Sinema Genel Müdürlüğü olarak Devlet Tiyatroları Genel Müdürlüğü ve Devlet Opera ve Bale Genel Müdürlüğü’nden farklıyız. Onlar icracı kurumlar. Tiyatro ve opera bale gösterileri yapıyorlar. Biz üreten tarafta değiliz, sinema yapmıyoruz. Düzenleyen ve destekleyen bir yapımız var. Toplam 83 kişiden oluşan küçük bir destek birimiyiz. O yüzden bizde başarı da başarısızlık da özel sektörün üstünde.
2000 yılından beri çektiğim herhangi bir dizimin yayınlanmadığı bir gün yok. Bu gurur duyulacak bir şey mi bilmiyorum. Kendi yaptığım hiçbir şeyi izlemiyorum, insanlar sıkılacak diye endişe ediyorum.
TV’de gördüğümüz işlerin tamamı yurtdışı için yapılıyor. Biz neyi seyrediyorsak dünya onları satın alıyor. Ülkemiz için güzel bir şey ama ekranlarımızdan yok olan şeyler var. Bir kere kanalların renkliliği yok oldu. Her kanalda her gece sadece bir dizi ya da program var.

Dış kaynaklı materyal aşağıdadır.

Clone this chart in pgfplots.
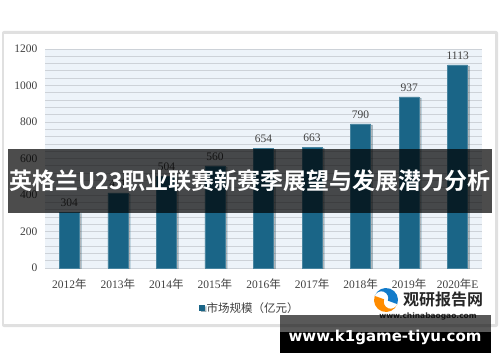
\documentclass[border=0pt]{standalone}
\usepackage{fontspec}
\setmainfont{Liberation Serif}
\newfontfamily\cjk[BoldFont={Noto Sans CJK SC Bold}]{Noto Sans CJK SC}
\newfontfamily\wsans{DejaVu Sans}
\usepackage{pgfplots}
\pgfplotsset{compat=1.18}
\usetikzlibrary{shadows}
\definecolor{barc}{HTML}{1A6587}
\definecolor{bgc}{HTML}{EDF3F9}
\definecolor{gridc}{HTML}{CDD2D8}
\definecolor{txt}{HTML}{404040}
\newcommand{\nian}{{\cjk 年}}
\begin{document}
\begin{tikzpicture}[x=1pt,y=1pt]
\path[use as bounding box] (0,0) rectangle (500,362);
\fill[white] (0,0) rectangle (500,362);
% panel
\fill[black!12,rounded corners=2pt] (2,35) rectangle (498,331);
\fill[white] (4,38) rectangle (495,328);
\begin{axis}[
  at={(45pt,94pt)}, anchor=south west,
  scale only axis, width=437pt, height=219pt,
  xmin=-0.5, xmax=8.5, ymin=0, ymax=1200,
  axis line style={draw=none},
  axis background/.style={fill=bgc},
  ytick={0,200,...,1200},
  minor ytick={0,40,...,1200},
  ymajorgrids, yminorgrids,
  major grid style={gridc, line width=0.8pt},
  minor grid style={gridc, line width=0.8pt},
  tick style={draw=none},
  xtick={0,...,8},
  xticklabels={2012\nian,2013\nian,2014\nian,2015\nian,2016\nian,2017\nian,2018\nian,2019\nian,2020\nian E},
  /pgf/number format/assume math mode=true,
  /pgf/number format/1000 sep={},
  ticklabel style={font=\fontsize{11.5}{13}\selectfont, text=txt},
  yticklabel style={xshift=-4pt},
  xticklabel style={yshift=-3pt},
  ybar, bar width=20pt,
  nodes near coords,
  nodes near coords style={font=\fontsize{11.5}{13}\selectfont, text=txt, yshift=2pt},
  legend style={at={(0.469,-0.183)}, anchor=center, draw=none, fill=none,
     font=\fontsize{11.5}{13}\selectfont\cjk, text=txt},
  legend image code/.code={\fill[barc] (0pt,-2.5pt) rectangle (5pt,2.5pt);},
]
\addplot[fill=barc, draw=barc!80!white, line width=0.5pt,
  drop shadow={shadow xshift=2pt, shadow yshift=-1pt, opacity=0.25, fill=black}]
  coordinates {(0,304) (1,411) (2,504) (3,560) (4,654) (5,663) (6,790) (7,937) (8,1113)};
\addlegendentry{市场规模（亿元）}
\end{axis}
% logo
\fill[orange!90!yellow] (386,62) ++(160:12) arc (160:340:12) arc (340:160:7) -- cycle;
\fill[cyan!60!blue] (386,62) ++(-20:12) arc (-20:160:12) arc (160:-20:7) -- cycle;
\node[font=\cjk\bfseries\fontsize{16}{18}\selectfont, text=black!85] at (443,63) {观研报告网};
\node[font=\wsans\bfseries\fontsize{7.5}{9}\selectfont, text=black!80] at (428,46) {www.chinabaogao.com};
% banner
\fill[black,opacity=0.7] (8,149) rectangle (492,213);
\node[font=\cjk\bfseries\fontsize{23}{26}\selectfont, text=white] at (250,181) {英格兰U23职业联赛新赛季展望与发展潜力分析};
% watermark
\fill[black,opacity=0.65] (280,30) rectangle (491,47);
\fill[black] (280,9) rectangle (491,30);
\node[font=\wsans\bfseries\fontsize{15}{17}\selectfont, text=white] at (385,25) {www.k1game-tiyu.com};
\end{tikzpicture}
\end{document}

TV’ler gündelik hayat dizilerini kaybettiler, satış değeri yok. Diğer taraftan Türk televizyoncularının hepsinin inanılmaz bir başarısı var. Burada bir şey yazıyorsunuz 1 milyar insan anlıyor seyrediyor. Hollywood’u geçtik bence. Amerika bizimle rekabet edemiyor. Bizim üretim gücümüz çok fazla. Bir haftada 2 saatlik bir dizi üretebiliyoruz. Bununla rekabet edebilecek ülke yok. Amerika dizileri satarken yaşam biçimiyle beraber satıyor. Kültür empoze ediyor. Türk dizileri bunu yapmıyor. Kültürel bir etki bırakıyor ama her ülke kendi dizisi sanıyor. O yüzden bizim oyuncularımıza inanılmaz bir sevgi ve hayranlık var. Aynı zamanda dizilerimiz dünyanın en büyük Türkçe kursu.
BİZİM SİNEMA STARIMIZ YOK, KİMSEYİ ÖZLEMİYORUZ
Pandemi dönemi tüm dünyada sinemayı çok etkiledi. Bir çok ülke pandemi öncesine döndü biz oradan dönemedik. Bunun birçok sebebi var. Nedenlerinden biri, maalesef bizim sinema starımız yok. Sadece beyazperdede göreceğimiz, film çekse de sinema salonlarına gidelim diyeceğimiz bir starımız yok. Hatırlayın, biz Cüneyt Arkın, Türkan Şoray filmlerini beklerdik. Çünkü başka yerde görme ihtimalimiz yoktu. Şu anda dizi sektörümüz o kadar büyük ki, bütün starlarımız ekranlarda. Dizi piyasamız o kadar büyük ki sinemamıza ne yazık ki zarar veriyor. Hafta içi TV’de bedava, izlediği o starları hafta sonu gidip bilet alıp sinemada izlemek istemiyor. TV’de olmasa bile dijitaldeler. Hep varlar. Artık kimseyi özlemiyoruz. İnşallah öyle bir sinema ekonomisi olur ki starlarımızı sinema salonlarında izleyebileceğimiz zamanlar gelir.